Seattle School District’s Lawsuit Highlights the Dangers of Social Media
Social media is dangerous. It’s easy to lose your real life to a virtual one. One school district in Seattle, Washington has decided it’s had enough of students suffering from the designed dangers of social media. In a 91 page complaint filed against the parent companies of the social media platforms TikTok, Facebook, Instagram, YouTube and Snapchat, Seattle Public Schools, recently joined by the Kent School district, asserts that these companies have specifically curated their social media sites to be addicting to youth by “exploit[ing] the neurophysiology of the brain’s reward systems,” and that “the content Defendants curate and direct to youth is too often harmful and exploitive (e.g., promoting a ‘corpse bride’ diet, eating 300 calories a day, or encouraging self-harm).”
The complaint also specifies how as social media usage has increased, so have mental health problems, such as: depression, anxiety, eating disorders, and suicidal thoughts (revealing that “from 2009 to 2019 there was an on-average 30 percent increase in the number of students… who reported feeling ‘so sad or hopeless almost every day for two weeks or more in a row that [they] stopped doing some usual activities.’”
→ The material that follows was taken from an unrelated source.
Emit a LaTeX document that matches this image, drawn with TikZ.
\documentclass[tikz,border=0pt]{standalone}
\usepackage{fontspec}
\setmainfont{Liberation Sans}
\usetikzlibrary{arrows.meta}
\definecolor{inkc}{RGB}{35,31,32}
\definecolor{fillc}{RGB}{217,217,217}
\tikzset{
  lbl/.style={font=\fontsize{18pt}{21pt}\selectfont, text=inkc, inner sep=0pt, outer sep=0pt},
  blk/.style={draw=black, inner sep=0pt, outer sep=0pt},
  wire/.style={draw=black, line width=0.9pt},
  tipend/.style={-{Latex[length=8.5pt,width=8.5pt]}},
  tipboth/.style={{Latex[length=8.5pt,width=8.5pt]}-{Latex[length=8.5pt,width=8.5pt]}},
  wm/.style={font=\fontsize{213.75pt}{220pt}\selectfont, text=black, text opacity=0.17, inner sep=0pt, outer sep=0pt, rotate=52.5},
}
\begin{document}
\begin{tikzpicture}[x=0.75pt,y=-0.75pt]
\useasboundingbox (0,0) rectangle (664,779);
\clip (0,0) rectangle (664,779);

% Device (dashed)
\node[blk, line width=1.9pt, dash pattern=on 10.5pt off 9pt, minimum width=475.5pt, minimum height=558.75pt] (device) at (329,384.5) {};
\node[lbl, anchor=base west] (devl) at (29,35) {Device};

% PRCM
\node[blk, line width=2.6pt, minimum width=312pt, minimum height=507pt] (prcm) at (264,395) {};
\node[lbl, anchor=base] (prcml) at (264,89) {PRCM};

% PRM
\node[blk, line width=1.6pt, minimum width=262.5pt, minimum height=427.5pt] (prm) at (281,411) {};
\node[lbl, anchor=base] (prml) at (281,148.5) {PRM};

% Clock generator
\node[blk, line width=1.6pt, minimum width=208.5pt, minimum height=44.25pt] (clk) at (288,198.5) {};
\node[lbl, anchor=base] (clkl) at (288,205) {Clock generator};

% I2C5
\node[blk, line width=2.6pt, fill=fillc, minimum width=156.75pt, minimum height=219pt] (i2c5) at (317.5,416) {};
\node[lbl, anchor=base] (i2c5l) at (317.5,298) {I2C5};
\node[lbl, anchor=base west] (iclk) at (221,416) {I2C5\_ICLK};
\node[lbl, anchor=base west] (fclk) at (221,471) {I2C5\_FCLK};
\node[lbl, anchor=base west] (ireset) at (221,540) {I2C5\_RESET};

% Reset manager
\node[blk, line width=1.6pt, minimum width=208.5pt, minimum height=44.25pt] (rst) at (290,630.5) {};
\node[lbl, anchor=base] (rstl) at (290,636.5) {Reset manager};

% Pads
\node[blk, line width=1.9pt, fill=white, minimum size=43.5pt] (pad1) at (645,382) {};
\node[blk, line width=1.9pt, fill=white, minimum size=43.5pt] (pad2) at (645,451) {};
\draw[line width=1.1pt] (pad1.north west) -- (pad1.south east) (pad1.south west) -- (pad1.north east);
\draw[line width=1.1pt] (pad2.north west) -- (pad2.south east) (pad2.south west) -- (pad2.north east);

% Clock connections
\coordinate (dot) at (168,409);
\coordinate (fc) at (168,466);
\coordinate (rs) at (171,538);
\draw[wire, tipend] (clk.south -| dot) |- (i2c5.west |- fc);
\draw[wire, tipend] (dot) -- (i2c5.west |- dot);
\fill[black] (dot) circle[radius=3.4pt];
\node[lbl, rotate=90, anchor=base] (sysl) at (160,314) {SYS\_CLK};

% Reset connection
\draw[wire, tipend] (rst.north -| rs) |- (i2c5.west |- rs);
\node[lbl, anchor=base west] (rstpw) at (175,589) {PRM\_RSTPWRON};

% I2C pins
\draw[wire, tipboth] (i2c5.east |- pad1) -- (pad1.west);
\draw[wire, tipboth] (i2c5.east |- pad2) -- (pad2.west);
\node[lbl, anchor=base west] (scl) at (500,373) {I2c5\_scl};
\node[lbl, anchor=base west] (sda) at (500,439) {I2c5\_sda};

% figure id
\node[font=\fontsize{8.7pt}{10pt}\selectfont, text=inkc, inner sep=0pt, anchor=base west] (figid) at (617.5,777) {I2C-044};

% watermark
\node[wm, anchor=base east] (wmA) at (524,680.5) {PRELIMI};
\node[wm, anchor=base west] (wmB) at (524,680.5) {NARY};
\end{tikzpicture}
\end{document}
The Seattle School District’s detailed complaint alleges that social media harms users in the following ways:
- Social media has been designed to manipulate users’ brains via social reciprocity and intermittent variable rewards.
- Social media is designed to create dopamine loops to keep users hooked.
- Social media capitalizes on “fear of missing out” (FOMO) to keep users coming back.
- Social media curates the feed to keep users on longer.
- Social media pushes content that is often inappropriate, immoral, and harmful.
- Social media encourages dangerous behavior.
- Social media can cause teens to act disruptively, including sexual behavior, self-harm, vandalism, and violence.
It’s no secret that social media is harmful. That cry has been sounded so often, it’s now apt to fall on deaf ears. It allows every user to be the star of the story. It demands constant attention, so you don’t lose followers or miss new features and stories. It pressures users to show off their best life, rewarding the diligent with likes and follows. Users defend this form of entertainment as an effective way to connect with others, whilst sidestepping the reality that it’s mostly just a waste of time. It’s easy to get on, difficult to leave, and many (if not most) people have developed a habit of checking it whenever they have a second of downtime. Even though the minimum age for most social media is 13, it’s not uncommon for younger users to already be hooked. It’s designed to be addicting, and often lets you stumble (or guides you) into things you can’t unsee and can’t get away from.
Social media is difficult to regulate, hard to get rid of, and deeply enmeshed in American society, making it a problem difficult to solve. The lawsuit filed by Washington’s Seattle and Kent Public School districts is a good place to start – and a glimpse of what it would look like for schools to take the safety of children seriously. Parents, grandparents and church leaders, please take note: Protect kids from the designed dangers social media platforms pose.